なお、本システムは、2020年6月22日の電波法関係審査基準の改正によって、ドローンに無線中継システムを搭載可能になったことで実現しました。本システムの仕様は、改正された電波法関係審査基準に準拠しています。

有線給電ドローン無線中継システム
有線給電ドローン無線中継システム
[注]
  1. ※1
    2020年7月9日付のプレスリリース「有線給電ドローン無線中継システムの実証実験に成功」をご覧ください。
  2. ※2
    2016年4月25日付のプレスリリース「係留気球無線中継システムの実証実験について」をご覧ください。
  3. ※3
    RoF(Radio on Fiber)技術とは、無線信号を光信号に強度変調し、光ファイバーで伝送する技術のこと。
  4. ※4
    2019年12月19日付のプレスリリース「モバイルネットワークを利用して遠隔地から手動で操縦可能な『ケータイドローン飛行制御システム』を開発」をご覧ください。なお、「ケータイドローン飛行制御システム」を利用する場合は、カメラなどの機器を別途搭載する必要があります。

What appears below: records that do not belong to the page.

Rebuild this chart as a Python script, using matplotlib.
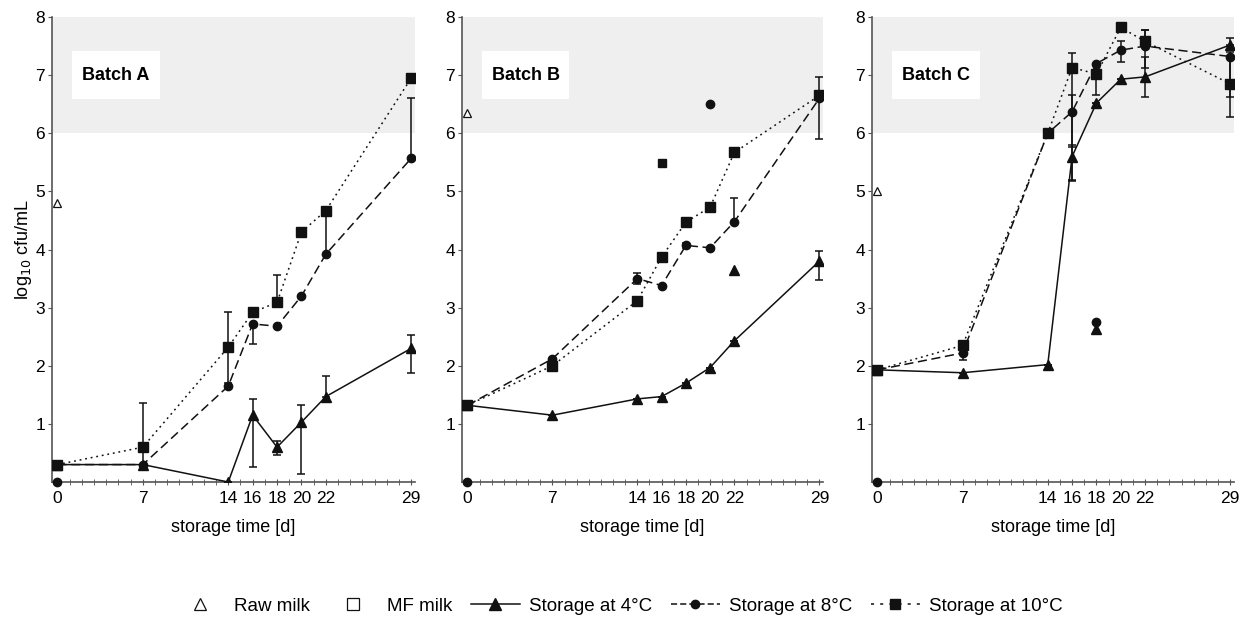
import numpy as np
import matplotlib.pyplot as plt
from matplotlib.lines import Line2D
from matplotlib.patches import Rectangle

plt.rcParams['font.family'] = ['Liberation Sans', 'DejaVu Sans']

# storage days
days = [0, 7, 14, 16, 18, 20, 22, 29]
day_labels = ['0', '7', '14', '16', '18', '20', '22', '29']
batches = ['Batch A', 'Batch B', 'Batch C']

# raw milk value (day 0)
raw_milk = [4.80, 6.35, 5.00]

# Batch A
a_4c = [0.30, 0.30, 0.00, 1.15, 0.60, 1.03, 1.47, 2.30]
a_4c_lo = [0, 0, 0, 0.90, 0.13, 0.90, 0, 0.43]
a_4c_hi = [0, 0, 0, 0.28, 0.10, 0.29, 0.35, 0.23]
a_8c = [0.30, 0.30, 1.65, 2.72, 2.68, 3.20, 3.92, 5.57]
a_8c_lo = [0, 0, 0, 0.34, 0, 0, 0, 0]
a_8c_hi = [0, 0, 0, 0, 0, 0, 0.75, 1.03]
a_10c = [0.30, 0.60, 2.32, 2.92, 3.09, 4.30, 4.67, 6.95]
a_10c_lo = [0, 0.30, 0.61, 0, 0, 0, 0, 0]
a_10c_hi = [0, 0.76, 0.61, 0, 0.47, 0, 0, 0]

# Batch B
b_4c = [1.32, 1.15, 1.43, 1.47, 1.70, 1.97, 2.43, 3.80]
b_4c_lo = [0, 0, 0, 0, 0, 0, 0, 0.33]
b_4c_hi = [0, 0, 0, 0, 0, 0, 0, 0.18]
b_8c = [1.32, 2.12, 3.50, 3.38, 4.07, 4.03, 4.48, 6.60]
b_8c_lo = [0, 0, 0.10, 0, 0.05, 0, 0, 0]
b_8c_hi = [0, 0, 0.10, 0, 0.05, 0, 0.40, 0]
b_10c = [1.32, 2.00, 3.12, 3.87, 4.47, 4.73, 5.67, 6.65]
b_10c_lo = [0, 0, 0, 0, 0, 0, 0, 0.75]
b_10c_hi = [0, 0, 0, 0, 0, 0, 0, 0.32]

# Batch C
c_4c = [1.93, 1.88, 2.02, 5.60, 6.52, 6.93, 6.97, 7.52]
c_4c_lo = [0, 0, 0, 0.40, 0, 0, 0.35, 0]
c_4c_hi = [0, 0, 0, 0.20, 0, 0, 0.35, 0.12]
c_8c = [1.93, 2.22, 6.00, 6.37, 7.20, 7.43, 7.50, 7.32]
c_8c_lo = [0, 0.12, 0, 0.60, 0, 0.20, 0, 0.70]
c_8c_hi = [0, 0, 0, 0.28, 0, 0.15, 0.27, 0]
c_10c = [1.93, 2.35, 6.00, 7.13, 7.02, 7.82, 7.58, 6.85]
c_10c_lo = [0, 0, 0, 1.95, 0.37, 0, 0.45, 0.57]
c_10c_hi = [0, 0, 0, 0.25, 0, 0, 0.20, 0.55]

# single points not connected to the curves (x, y, marker)
stray_a = [(0, 0.0, 'o')]
stray_b = [(0, 0.0, 'o'), (16, 5.48, 's'), (20, 6.50, 'o'), (22, 3.64, '^')]
stray_c = [(0, 0.0, 'o'), (18, 2.63, '^'), (18, 2.75, 'o')]

series = [
    [(a_4c, a_4c_lo, a_4c_hi), (a_8c, a_8c_lo, a_8c_hi), (a_10c, a_10c_lo, a_10c_hi)],
    [(b_4c, b_4c_lo, b_4c_hi), (b_8c, b_8c_lo, b_8c_hi), (b_10c, b_10c_lo, b_10c_hi)],
    [(c_4c, c_4c_lo, c_4c_hi), (c_8c, c_8c_lo, c_8c_hi), (c_10c, c_10c_lo, c_10c_hi)],
]
strays = [stray_a, stray_b, stray_c]

styles = [
    dict(marker='^', linestyle='-', ms=7.5),
    dict(marker='o', linestyle=(0, (6, 3)), ms=6),
    dict(marker='s', linestyle=(0, (1.2, 2.5)), ms=7),
]
ink = '#111111'

fig = plt.figure(figsize=(12.46, 6.21), dpi=100)
lefts = [0.0417, 0.3708, 0.6998]
widths = [0.2913, 0.2897, 0.2905]

for k in range(3):
    ax = fig.add_axes([lefts[k], 0.2238, widths[k], 0.7488])
    ax.set_xlim(-0.45, 29.3)
    ax.set_ylim(0, 8)
    ax.axhspan(6, 8, color='#efefef', zorder=0, lw=0)
    ax.add_patch(Rectangle((1.2, 6.59), 7.2, 0.82, facecolor='white',
                           edgecolor='none', zorder=1))
    ax.text(4.8, 7.0, batches[k], ha='center', va='center',
            fontsize=13, fontweight='bold', zorder=2)

    for (vals, lo, hi), st in zip(series[k], styles):
        ax.plot(days, vals, color=ink, lw=1.1, marker=st['marker'],
                ms=st['ms'], linestyle=st['linestyle'], zorder=4)
        ax.errorbar(days, vals, yerr=[lo, hi], fmt='none', ecolor=ink,
                    elinewidth=1.1, capsize=3, capthick=1.1, zorder=3)

    for x, y, m in strays[k]:
        ax.plot(x, y, marker=m, color=ink, ms=6 if m != '^' else 7,
                linestyle='none', zorder=5, clip_on=False)

    ax.plot(0, raw_milk[k], marker='^', mfc='white', mec=ink, ms=6,
            mew=0.9, linestyle='none', zorder=5)

    for s in ['top', 'right']:
        ax.spines[s].set_visible(False)
    for s in ['left', 'bottom']:
        ax.spines[s].set_color('#555555')
        ax.spines[s].set_linewidth(1.2)

    ax.set_xticks(days)
    ax.set_xticklabels(day_labels)
    ax.set_xticks(np.arange(0, 30), minor=True)
    ax.tick_params(axis='x', which='both', direction='inout', length=5,
                   color='#555555', labelsize=12.5, pad=4)
    ax.set_yticks(np.arange(1, 9))
    ax.set_yticklabels([str(v) for v in range(1, 9)])
    ax.tick_params(axis='y', direction='out', length=3, color='#555555',
                   labelsize=12.5, pad=2)
    ax.set_xlabel('storage time [d]', fontsize=13, labelpad=9)
    if k == 0:
        ax.set_ylabel('log$_{10}$ cfu/mL', fontsize=13, labelpad=1)

handles = [
    Line2D([], [], marker='^', mfc='white', mec=ink, ms=8, mew=0.9, linestyle='none'),
    Line2D([], [], marker='s', mfc='white', mec=ink, ms=9, mew=0.9, linestyle='none'),
    Line2D([], [], marker='^', color=ink, ms=8, lw=1.1, linestyle='-'),
    Line2D([], [], marker='o', color=ink, ms=6, lw=1.1, linestyle=(0, (4, 2))),
    Line2D([], [], marker='s', color=ink, ms=7, lw=1.1, linestyle=(0, (2, 4))),
]
labels = ['Raw milk', 'MF milk', 'Storage at 4°C', 'Storage at 8°C', 'Storage at 10°C']
fig.legend(handles, labels, loc='center', bbox_to_anchor=(0.497, 0.024), ncol=5,
           frameon=False, fontsize=13.5, handlelength=2.6, columnspacing=1.0,
           handletextpad=0.5)

fig.savefig('out.png', dpi=100)
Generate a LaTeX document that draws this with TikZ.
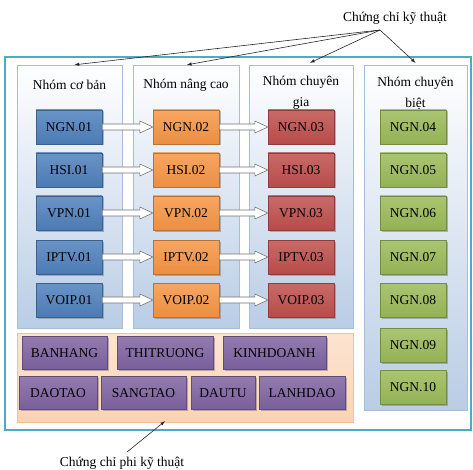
\documentclass[tikz,border=0pt]{standalone}
\usepackage{fontspec}
\setmainfont{Liberation Serif}
\usetikzlibrary{arrows}
\usetikzlibrary{calc}
\usetikzlibrary{shadows}
\definecolor{frameteal}{HTML}{4BACC6}
\definecolor{panelblue}{HTML}{B9CDE5}
\definecolor{panelline}{HTML}{A7BEDB}
\definecolor{peach}{HTML}{FBD3B3}
\definecolor{peachline}{HTML}{F9BF8F}
\definecolor{certblue}{HTML}{4F81BD}
\definecolor{certorange}{HTML}{F79646}
\definecolor{certred}{HTML}{C0504D}
\definecolor{certgreen}{HTML}{9BBB59}
\definecolor{certpurple}{HTML}{8064A2}
\tikzset{panel/.style = {draw=panelline, top color=white, bottom color=panelblue, inner sep=0}}
\tikzset{cert/.style = {draw=#1!75!black, top color=#1!85!white, middle color=#1!60!white, bottom color=#1!95!black,
    minimum width=66pt, minimum height=34pt, inner sep=0, font=\fontsize{13.5}{15}\selectfont,
    drop shadow={shadow xshift=1.5pt, shadow yshift=-1.5pt, opacity=0.55}}}
\tikzset{soft/.style = {cert=certpurple, minimum height=33pt}}
\tikzset{grouptitle/.style = {align=center, font=\fontsize{13.5}{21}\selectfont}}
\tikzset{hollow/.style = {draw=black!55, fill=white, line width=0.6pt,
    to path={let \p1=(\tikztostart), \p2=(\tikztotarget) in
      (\x1,\y1+3pt) -- (\x2-13pt,\y1+3pt) -- (\x2-13pt,\y1+6pt) -- (\x2,\y1)
      -- (\x2-13pt,\y1-6pt) -- (\x2-13pt,\y1-3pt) -- (\x1,\y1-3pt) -- cycle}}}
\tikzset{pointer/.style = {draw=black!85, line width=0.6pt, -latex}}

\begin{document}
\begin{tikzpicture}[x=1pt, y=-1pt]
    \useasboundingbox (0, 0) rectangle (473, 470);

    % frame and panels
    \draw [frameteal, line width=2.5pt, fill=white] (5, 57) rectangle (471, 430);
    \node [panel, minimum width=105pt, minimum height=263pt] (p1) at (69.5, 196.5) {};
    \node [panel, minimum width=106pt, minimum height=263pt] (p2) at (186, 196.5) {};
    \node [panel, minimum width=104pt, minimum height=263pt] (p3) at (301, 196.5) {};
    \node [panel, minimum width=103pt, minimum height=345pt] (p4) at (415.5, 237.5) {};
    \node [draw=peachline, top color=peach!60, middle color=white!60!peach, bottom color=peach,
      minimum width=336pt, minimum height=89pt, inner sep=0] (p5) at (185, 377.5) {};

    \node [grouptitle] (t1) at (69.5, 85) {Nhóm cơ bản};
    \node [grouptitle] (t2) at (186, 85) {Nhóm nâng cao};
    \node [grouptitle] (t3) at (301, 93) {Nhóm chuyên\\gia};
    \node [grouptitle] (t4) at (415.5, 93) {Nhóm chuyên\\biệt};

    % basic group
    \node [cert=certblue] (ngn1) at (69, 127) {NGN.01};
    \node [cert=certblue] (hsi1) at (69, 170) {HSI.01};
    \node [cert=certblue] (vpn1) at (69, 213) {VPN.01};
    \node [cert=certblue] (iptv1) at (69, 257) {IPTV.01};
    \node [cert=certblue] (voip1) at (69, 300) {VOIP.01};

    % advanced group
    \node [cert=certorange] (ngn2) at (186, 127) {NGN.02};
    \node [cert=certorange] (hsi2) at (186, 170) {HSI.02};
    \node [cert=certorange] (vpn2) at (186, 213) {VPN.02};
    \node [cert=certorange] (iptv2) at (186, 257) {IPTV.02};
    \node [cert=certorange] (voip2) at (186, 300) {VOIP.02};

    % expert group
    \node [cert=certred] (ngn3) at (301, 127) {NGN.03};
    \node [cert=certred] (hsi3) at (301, 170) {HSI.03};
    \node [cert=certred] (vpn3) at (301, 213) {VPN.03};
    \node [cert=certred] (iptv3) at (301, 257) {IPTV.03};
    \node [cert=certred] (voip3) at (301, 300) {VOIP.03};

    % special group
    \node [cert=certgreen] (ngn4) at (413, 127) {NGN.04};
    \node [cert=certgreen] (ngn5) at (413, 170) {NGN.05};
    \node [cert=certgreen] (ngn6) at (413, 213) {NGN.06};
    \node [cert=certgreen] (ngn7) at (413, 257) {NGN.07};
    \node [cert=certgreen] (ngn8) at (413, 300) {NGN.08};
    \node [cert=certgreen] (ngn9) at (413, 345) {NGN.09};
    \node [cert=certgreen] (ngn10) at (413, 387) {NGN.10};

    % non-technical
    \node [soft, minimum width=85pt] (banhang) at (64.5, 353) {BANHANG};
    \node [soft, minimum width=96pt] (thitruong) at (165, 353) {THITRUONG};
    \node [soft, minimum width=103pt] (kinhdoanh) at (274.5, 353) {KINHDOANH};
    \node [soft, minimum width=78pt] (daotao) at (58, 393) {DAOTAO};
    \node [soft, minimum width=85pt] (sangtao) at (143.5, 393) {SANGTAO};
    \node [soft, minimum width=64pt] (dautu) at (223, 393) {DAUTU};
    \node [soft, minimum width=86pt] (lanhdao) at (302, 393) {LANHDAO};

    \path [hollow] (ngn1.east) to (ngn2.west);
    \path [hollow] (hsi1.east) to (hsi2.west);
    \path [hollow] (vpn1.east) to (vpn2.west);
    \path [hollow] (iptv1.east) to (iptv2.west);
    \path [hollow] (voip1.east) to (voip2.west);
    \path [hollow] (ngn2.east) to (ngn3.west);
    \path [hollow] (hsi2.east) to (hsi3.west);
    \path [hollow] (vpn2.east) to (vpn3.west);
    \path [hollow] (iptv2.east) to (iptv3.west);
    \path [hollow] (voip2.east) to (voip3.west);

    % labels
    \node [font=\fontsize{13.5}{15}\selectfont] (tech) at (395, 18) {Chứng chỉ kỹ thuật};
    \coordinate (hub) at (380, 30);
    \draw [pointer] (hub) -- ($(p1.north)+(5, 0)$);
    \draw [pointer] (hub) -- ($(p2.north)+(1, 0)$);
    \draw [pointer] (hub) -- ($(p3.north)+(9, -2)$);
    \draw [pointer] (hub) -- ($(p4.north)+(0, -2)$);

    \node [font=\fontsize{13.5}{15}\selectfont] (nontech) at (122, 463) {Chứng chỉ phi kỹ thuật};
    \coordinate (nt) at (127, 452);
    \draw [pointer] (nt) -- ($(p5.south)+(-20, -1)$);

  \end{tikzpicture}
\end{document}
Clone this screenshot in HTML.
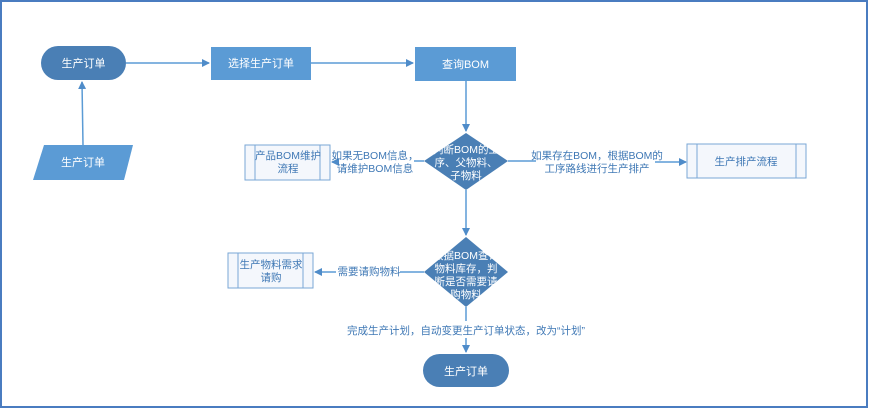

  • ケータイドローンは、ソフトバンク株式会社の登録商標です。
  • SoftBankおよびソフトバンクの名称、ロゴは、日本国およびその他の国におけるソフトバンクグループ株式会社の登録商標または商標です。
  • その他、このプレスリリースに記載されている会社名および製品・サービス名は、各社の登録商標または商標です。